• _TASK MATERIAL_:
────────────────────────────────────────
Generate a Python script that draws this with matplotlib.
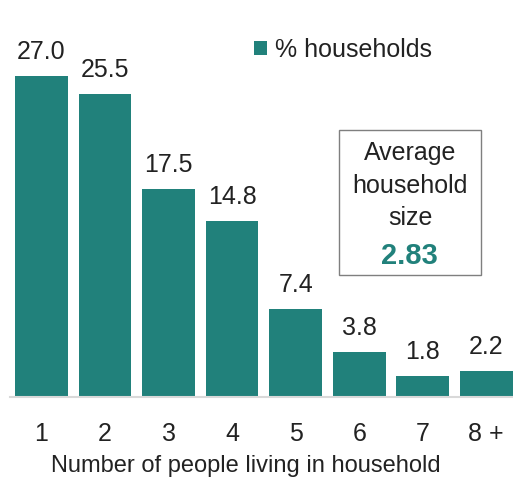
import matplotlib
matplotlib.use("Agg")
import matplotlib.pyplot as plt
from matplotlib.patches import Rectangle

categories = ["1", "2", "3", "4", "5", "6", "7", "8 +"]
values = [27.0, 25.5, 17.5, 14.8, 7.4, 3.8, 1.8, 2.2]
series_name = "% households"
avg_label = "Average\nhousehold\nsize"
avg_value = "2.83"
xlabel = "Number of people living in household"

TEAL = "#21817b"
plt.rcParams["font.family"] = ["Liberation Sans", "DejaVu Sans"]

W, H = 513, 480
fig = plt.figure(figsize=(W / 100, H / 100), dpi=100)

def fx(px):
    return px / W

def fy(py):
    return 1 - py / H

# axes: x from 10px to 513px, baseline at 397px, 11.9 px per unit
ymax = 31
ax = fig.add_axes([fx(10), fy(397), fx(503), ymax * 11.9 / H])
x = list(range(len(categories)))
bars = ax.bar(x, values, width=0.83, color=TEAL, label=series_name, zorder=2)
ax.set_xlim(-0.495, 7.42)
ax.set_ylim(0, ymax)

for xi, v in zip(x, values):
    ax.annotate(f"{v:.1f}", (xi, v), xytext=(0, 12), textcoords="offset points",
                ha="center", va="baseline", fontsize=18, color="#222222")

ax.set_xticks(x)
ax.set_xticklabels(categories, fontsize=18, color="#222222")
ax.tick_params(axis="x", length=0, pad=18)
ax.set_yticks([])
for s in ["top", "right", "left"]:
    ax.spines[s].set_visible(False)
ax.spines["bottom"].set_color("#d9d9d9")
ax.spines["bottom"].set_linewidth(1.5)

fig.text(fx(246), fy(472), xlabel, ha="center", va="baseline", fontsize=17, color="#222222")

leg = ax.legend(loc="upper left", bbox_to_anchor=(fx(254), fy(38)), bbox_transform=fig.transFigure,
                frameon=False, fontsize=18, handlelength=0.5, handleheight=0.5,
                handletextpad=0.35, borderpad=0, borderaxespad=0)
for t in leg.get_texts():
    t.set_color("#222222")

# average box
fig.patches.append(Rectangle((fx(339), fy(275)), fx(481) - fx(339), fy(130) - fy(275),
                             transform=fig.transFigure, fill=False, edgecolor="#7f7f7f", lw=1.0))
for line, yb in zip(avg_label.split("\n"), [160, 193, 225]):
    fig.text(fx(410), fy(yb), line, ha="center", va="baseline", fontsize=18, color="#222222")
fig.text(fx(409), fy(264), avg_value, ha="center", va="baseline", fontsize=21,
         fontweight="bold", color=TEAL)

fig.savefig("out.png", dpi=100)
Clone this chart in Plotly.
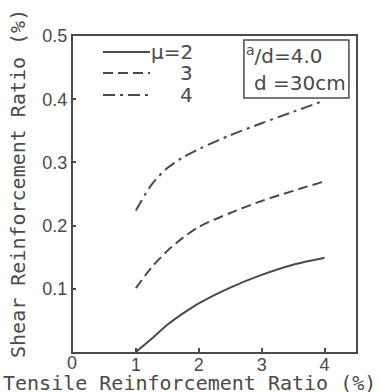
import plotly.graph_objects as go

# Data
tensile_ratio = [1.0, 1.25, 1.5, 1.75, 2.0, 2.5, 3.0, 3.5, 4.0]
shear_mu2 = [0.0, 0.021, 0.043, 0.061, 0.077, 0.102, 0.122, 0.138, 0.149]
shear_mu3 = [0.101, 0.134, 0.160, 0.181, 0.198, 0.220, 0.239, 0.255, 0.270]
shear_mu4 = [0.224, 0.265, 0.291, 0.308, 0.321, 0.343, 0.362, 0.380, 0.398]
series_names = ["μ=2", "3", "4"]
x_ticks = [1, 2, 3, 4]
y_ticks = [0.1, 0.2, 0.3, 0.4, 0.5]
y_tick_text = ["0.1", "0.2", "0.3", "0.4", "0.5"]

ink = "#4a4a4a"
dashes = ["solid", "10px,5px", "12px,5px,3px,5px"]
series = [shear_mu2, shear_mu3, shear_mu4]
axis_refs = ["x2", "x", "x"]

fig = go.Figure()
for name, ys, dash, xr in zip(series_names, series, dashes, axis_refs):
    fig.add_trace(go.Scatter(x=tensile_ratio, y=ys, mode="lines", name=name, showlegend=False,
                             xaxis=xr, yaxis="y",
                             line=dict(color=ink, width=2, dash=dash, shape="spline", smoothing=0.8)))

fig.update_layout(
    width=381, height=392,
    margin=dict(l=73, r=25, t=36, b=40, autoexpand=False),
    paper_bgcolor="white", plot_bgcolor="white",
    showlegend=False,
    xaxis=dict(range=[0, 4.5], tickvals=x_ticks, showticklabels=False,
               automargin=False,
               showgrid=False, zeroline=False, showline=True, linecolor=ink, linewidth=2,
               mirror=True, ticks="inside", ticklen=4, tickcolor=ink, tickwidth=1.5),
    # label-only companion axis sharing the same scale
    xaxis2=dict(range=[0, 4.5], matches="x", overlaying="x", anchor="free", position=0.0,
                tickvals=x_ticks, ticktext=[str(v) for v in x_ticks],
                automargin=False, showgrid=False, zeroline=False, showline=False, ticks="",
                ticklabelstandoff=0,
                tickfont=dict(family="Liberation Sans", size=18, color=ink)),
    yaxis=dict(range=[0, 0.5], tickvals=y_ticks, ticktext=y_tick_text,
               automargin=False,
               showgrid=False, zeroline=False, showline=True, linecolor=ink, linewidth=2,
               mirror=True, ticks="inside", ticklen=3, tickcolor=ink, tickwidth=1.5,
               ticklabelstandoff=0,
               tickfont=dict(family="Liberation Sans", size=18, color=ink)),
)

# axis origin label
fig.add_annotation(xref="paper", yref="paper", x=-0.028, y=-0.035, yanchor="middle",
                   text="0", showarrow=False,
                   font=dict(family="Liberation Sans", size=18, color=ink))

# axis titles
fig.add_annotation(xref="paper", yref="paper", x=0.413, y=-0.098, yanchor="middle",
                   text="Tensile Reinforcement Ratio (%)", showarrow=False,
                   font=dict(family="DejaVu Sans Mono", size=20, color=ink))
fig.add_annotation(xref="paper", yref="paper", x=-0.194, y=0.532, xanchor="center",
                   yanchor="middle", textangle=-90,
                   text="Shear Reinforcement Ratio (%)", showarrow=False,
                   font=dict(family="DejaVu Sans Mono", size=20, color=ink))

# legend key
legend_y = [0.949, 0.883, 0.813]
for name, dash, ly in zip(series_names, dashes, legend_y):
    fig.add_shape(type="line", xref="paper", yref="paper", x0=0.106, x1=0.272, y0=ly, y1=ly,
                  line=dict(color=ink, width=2, dash=dash))
    fig.add_annotation(xref="paper", yref="paper", x=0.431, y=ly, xanchor="right",
                       yanchor="middle", text=name, showarrow=False,
                       font=dict(family="DejaVu Sans", size=20, color=ink))

# parameter box
fig.add_shape(type="rect", xref="paper", yref="paper", x0=0.604, x1=0.975, y0=0.804, y1=0.987,
              line=dict(color=ink, width=1.5))
fig.add_annotation(xref="paper", yref="paper", x=0.605, y=0.940, xanchor="left", yanchor="middle",
                   text="<sup>a</sup>/d=4.0", showarrow=False,
                   font=dict(family="DejaVu Sans", size=20, color=ink))
fig.add_annotation(xref="paper", yref="paper", x=0.972, y=0.851, xanchor="right", yanchor="middle",
                   text="d =30cm", showarrow=False,
                   font=dict(family="DejaVu Sans", size=20, color=ink))

fig.write_html("out.html", config={"displayModeBar": False},
               post_script="document.body.style.margin='0';document.body.style.overflow='hidden';")
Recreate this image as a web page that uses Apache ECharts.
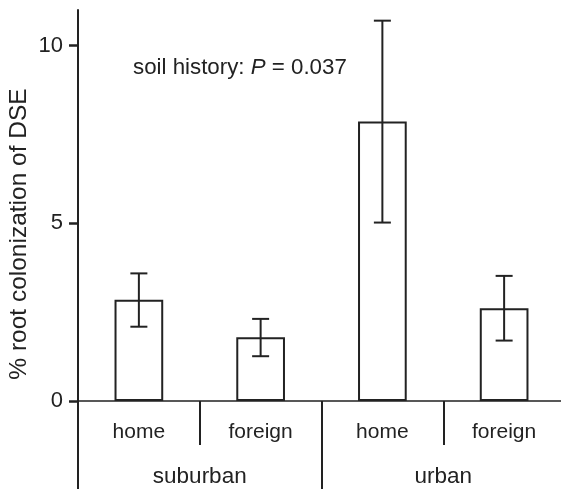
<!DOCTYPE html>
<html>
<head>
<meta charset="utf-8">
<script src="https://cdn.jsdelivr.net/npm/echarts@6/dist/echarts.min.js"></script>
<style>
  html, body { margin: 0; padding: 0; background: #fff; }
  #chart { width: 561px; height: 489px; }
</style>
</head>
<body>
<div id="chart"></div>
<script>
// ---- data ----
const categories = ['home', 'foreign', 'home', 'foreign'];
const groups = ['suburban', 'urban'];
const means = [2.85, 1.79, 7.86, 2.61];
const upper = [3.59, 2.31, 10.70, 3.52];
const lower = [2.09, 1.26, 5.02, 1.70];
const yTicks = [0, 5, 10];
const yTitle = '% root colonization of DSE';
const annotationParts = ['soil history: ', 'P', ' = 0.037'];

const FONT = 'Liberation Sans, Arial, Helvetica, sans-serif';
const INK = '#222';

const errData = categories.map((c, i) => [i, lower[i], upper[i]]);

const chart = echarts.init(document.getElementById('chart'), null, { renderer: 'canvas' });

chart.setOption({
  animation: false,
  backgroundColor: '#fff',
  title: {
    text: '{n|' + annotationParts[0] + '}{i|' + annotationParts[1] + '}{n|' + annotationParts[2] + '}',
    left: 133,
    top: 57,
    padding: 0,
    textStyle: {
      fontWeight: 'normal',
      rich: {
        n: { fontFamily: FONT, fontSize: 22.3, color: INK, fontWeight: 'normal' },
        i: { fontFamily: FONT, fontSize: 22.3, color: INK, fontStyle: 'italic', fontWeight: 'normal' }
      }
    }
  },
  graphic: [{
    type: 'text',
    x: 19,
    y: 234,
    rotation: Math.PI / 2,
    style: {
      text: yTitle,
      font: '24.5px ' + FONT,
      fill: INK,
      align: 'center',
      verticalAlign: 'middle'
    }
  }],
  grid: { left: 78, right: -4, top: 10, bottom: 88, containLabel: false, outerBoundsMode: 'none' },
  xAxis: [
    {
      type: 'category',
      data: categories,
      position: 'bottom',
      boundaryGap: true,
      axisLine: { show: true, lineStyle: { color: INK, width: 1.5 } },
      axisTick: { show: true, interval: 0, alignWithLabel: false, length: 44, lineStyle: { color: INK, width: 2 } },
      axisLabel: { interval: 0, margin: 21, fontFamily: FONT, fontSize: 21, color: INK },
      splitLine: { show: false }
    },
    {
      type: 'category',
      data: groups,
      position: 'bottom',
      boundaryGap: true,
      axisLine: { show: false },
      axisTick: { show: true, interval: 0, alignWithLabel: false, length: 92, lineStyle: { color: INK, width: 2 } },
      axisLabel: { interval: 0, margin: 64, fontFamily: FONT, fontSize: 22.5, color: INK },
      splitLine: { show: false }
    }
  ],
  yAxis: {
    type: 'value',
    min: 0,
    max: 11,
    interval: 5,
    axisLine: { show: true, lineStyle: { color: INK, width: 2 } },
    axisTick: { show: true, customValues: yTicks, length: 9, lineStyle: { color: INK, width: 2.5 } },
    axisLabel: { customValues: yTicks, margin: 15, fontFamily: FONT, fontSize: 22, color: INK },
    splitLine: { show: false }
  },
  series: [
    {
      type: 'bar',
      data: means,
      barWidth: '40%',
      itemStyle: { color: '#fff', borderColor: INK, borderWidth: 2 }
    },
    {
      type: 'custom',
      data: errData,
      z: 5,
      renderItem: function (params, api) {
        const x = api.value(0);
        const lo = api.coord([x, api.value(1)]);
        const hi = api.coord([x, api.value(2)]);
        const cap = 8.5;
        const style = { stroke: INK, lineWidth: 2 };
        return {
          type: 'group',
          children: [
            { type: 'line', shape: { x1: lo[0], y1: lo[1], x2: hi[0], y2: hi[1] }, style: style },
            { type: 'line', shape: { x1: hi[0] - cap, y1: hi[1], x2: hi[0] + cap, y2: hi[1] }, style: style },
            { type: 'line', shape: { x1: lo[0] - cap, y1: lo[1], x2: lo[0] + cap, y2: lo[1] }, style: style }
          ]
        };
      }
    }
  ]
});
</script>
</body>
</html>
────────────────────────────────────────
• _PROBLEM TO WORK ON_: Leave out the pictures, then repeat the listing above exactly from its first line to the line with "from matplotlib.patches import Rectangle", inclusive.

• _WRITTEN ANSWER_:
Generate a Python script that draws this with matplotlib.
import matplotlib
matplotlib.use("Agg")
import matplotlib.pyplot as plt
from matplotlib.patches import Rectangle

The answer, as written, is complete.